With fairer distribution of wealth, Chinese people are richer than Europeans on average
Published: Sep 27, 2022 06:54 PM
Illustration: Chen Xia/Global Times

Illustration: Chen Xia/Global Times

It should be no surprise to learn that the average person living in China today is wealthier than the average person living in Europe.

The annual Global Wealth Report by investment bank Credit Suisse, released earlier this month, has found the wealth of people in China has grown faster than anywhere else in the world, giving its citizens a median personal wealth of $26,752, compared to a European's $26,690. 

The gap is not great, but it is significant because it reflects well on China's astonishing economic growth rate. China's gross domestic product (GDP) expanded at an average annual growth rate of 6.6 percent from 2013 to 2021. But the annual GDP growth rate in the European Union averaged 1.66 percent from 1996 to 2022, reports show.

It also draws attention to the political and economic systems operating in the two zones, and the contrasting philosophies that guide the governments there.

In China, the Communist Party operates socialism with Chinese characteristics and is actively pursuing the "common prosperity" of citizens. By sharp contrast, in Britain there is a new Conservative government which is pushing a fanatically extreme neoliberal dogma which will make most of the population poorer.

China has called on the country's richest individuals and companies to share their affluence more evenly, in the interests of social justice and fairness. In Britain, inequality seems a core tenet of Prime Minister Liz Truss' class war on the population.

Last week's UK mini-budget outrageously rewards the already-rich, in a deliberate strategy that many believe to transfer wealth from 99 percent of the population to the richest 1 percent. They called it trickle-down economics in the 1980s - now they call it Trussonomics - and it's never worked because at its heart lies the exploitation that underpins capitalism.

So while China is focused on achieving equality arising from economic growth, Truss is focused on division.

Zurich-based Credit Suisse calculated the median figure of each region in the world by drawing a line through the distribution of wealth, leaving on one side of the line half of the citizens who are worth less than the median, and on the other side those citizens who are worth more. A drawback to this method is that it can mask the yawning gap that exists in every country: at one end there are people in poverty and at the other there are the super-rich. So there are billionaires at one end, paupers at the other and medians in the middle.

It is a test of a country's political character how it tries to bridge this gulf.

In Britain, where 22 percent of the population (including almost a third of children and a fifth of the elderly) live in poverty, and where lower wage levels have stagnated, the government is putting all its faith in the trickle-down approach, despite it being widely discredited as an economic theory for many years.

China approaches the challenge from a different direction. Its track record in economic management has been strong for decades. More than 30 years ago, about 750 million Chinese lived in poverty.
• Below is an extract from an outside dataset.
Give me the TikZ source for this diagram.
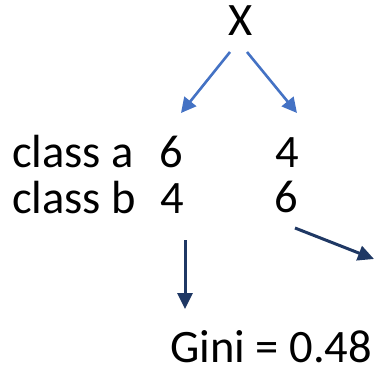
\documentclass[tikz,border=0pt]{standalone}
\usepackage{fontspec}
\setmainfont{Carlito}
\usetikzlibrary{arrows.meta}
\definecolor{blueA}{RGB}{68,114,196}
\definecolor{navyA}{RGB}{31,56,100}
\begin{document}
\begin{tikzpicture}[x=1pt,y=-1pt,
  txt/.style={inner sep=0pt, font=\fontsize{46.5}{56}\selectfont, anchor=base},
  bluearrow/.style={draw=blueA, line width=2.6pt, -{Triangle[length=15pt,width=15pt]}},
  navyarrow/.style={draw=navyA, line width=3pt, -{Triangle[length=16pt,width=15pt]}}]
\useasboundingbox (0,0) rectangle (377,367);
\node[txt] (X) at (241,35) {X};
\node[txt, anchor=base west] (ca) at (12,167) {class a};
\node[txt, anchor=base west] (cb) at (12,213) {class b};
\node[txt] (a1) at (171,167) {6};
\node[txt] (b1) at (172,213) {4};
\node[txt] (a2) at (287,167) {4};
\node[txt] (b2) at (286,212) {6};
\node[txt, anchor=base west, text depth=0pt] (g) at (170,362) {Gini = 0.48};
\coordinate (xl) at (230,52);
\coordinate (xlt) at (181,113);
\coordinate (xr) at (247,52);
\coordinate (xrt) at (297,113);
\coordinate (v1) at (185,240);
\coordinate (v1t) at (185,309);
\coordinate (d1) at (295,228);
\coordinate (d1t) at (374,259);
\draw[bluearrow] (xl) -- (xlt);
\draw[bluearrow] (xr) -- (xrt);
\draw[navyarrow] (v1) -- (v1t);
\draw[navyarrow] (d1) -- (d1t);
\end{tikzpicture}
\end{document}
By 2016 it was 7.2 million, according to the World Bank. 

According to Credit Suisse, China's economy is so strong that household wealth will achieve the same growth in five years, by 2026, that would take 14 years in the US. But China will also have created millionaires seven times faster than America in the same period. The number of individuals around the world with "ultra high net worth" - those worth more than $50 million - has also exploded, including in China, during the recovery from the pandemic. Billions of low- and middle-income people surviving on narrow margins, by contrast, lost their savings during the pandemic.

China's leadership has pledged a socialist system prioritizing the needs of all people, not only a select few. Now that China has the world's second-largest economy, the Party has urged businesses and tycoons to share their wealth with the rest of the country, and has required officials to examine a more equitable spread of housing, schooling and health care outside of the big cities. 

This is in marked contrast to major companies in the West which are widely criticized for minimizing - or even avoiding - paying corporate taxes.

Socialism with Chinese characteristics can not only work - it can outperform Western capitalism, especially at a time when the world is facing an economic crisis.